Islamorada Is Back

Islamorada has rebounded from Hurricane Irma and is ready for business.

April 28, 2020
At the ends of most Islamorada docks, you’ll see boats rigged for bluewater fishing. The location is between the Atlantic Ocean and Gulf of Mexico, right on the migration route for many fish. Unsplash/Keith-Luke

One of the photos USA Today ran in September 2017 to show damage after Hurricane Irma was of Bud N’ Mary’s Marina, an icon of the Florida Keys on Islamorada that has been around since 1944. More than 40 fishing captains and guides tie up there, and the docks were utterly mangled.

Today, it’s like none of it ever happened.

“Our part of the Keys, and I think probably Keys-wide, everything’s back to normal,” says Stephen Byrd, the marina’s assistant manager. “Especially from Marathon up to the north—you won’t see probably any sign of any damage.”


Even better, he says, since Irma left, inshore fishing has improved. Florida Bay was “flushed out,” with old water gone and newer water in.

“It’s a refreshing of sorts,” he says. “The bonefishing is better now, snook fishing is great, tarpon fishing—it’s good.”

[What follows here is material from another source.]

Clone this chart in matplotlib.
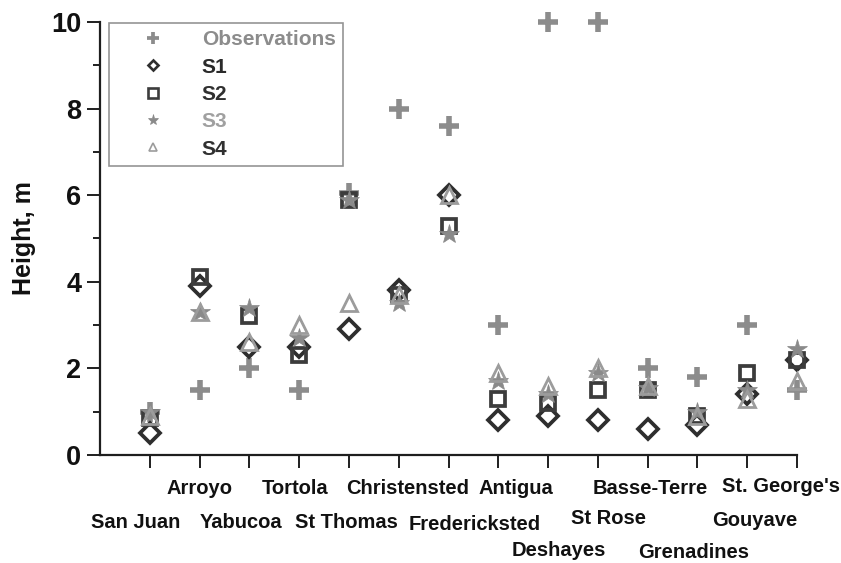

Offshore fishing is also still solid, he says, because Irma didn’t wreck the reef. As of December 2019, sailfishing was just as hot as it’s always been off Islamorada, and Byrd is expecting March and April to bring the same kind of bonanza that this time of year has meant in the past.


“March usually is the beginning of the spring season, so we’re still having cold fronts, but you start seeing the change in the weather pattern, and with that, the species start to change,” he says. “March is a really good time to fish because you still see the winter sailfish, the cobia and others, but you also start to see tuna showing up. It’s in the middle, so it’s a cool time.”

It’s a windy time too—winds are typically easterly at a minimum of 10 to 15 knots—but if yachtsmen can handle that, he says, then the only other consideration is getting a slip. Because so many marinas had to rebuild after Irma, locals moved their seasonal slip reservations around, taking some slips that used to be transient. Thus, visitors arriving by boat may need to adjust their usual dockage plans.

“Things just shifted,” Byrd says. “You just want to call ahead.”


Slips Available

Bud N’ Mary’s Marina on Islamorada has a limited number of slips available for visiting boats up to 45 feet length overall. Gas and diesel are at the fuel dock, and there’s a shop with bait, tackle and ice.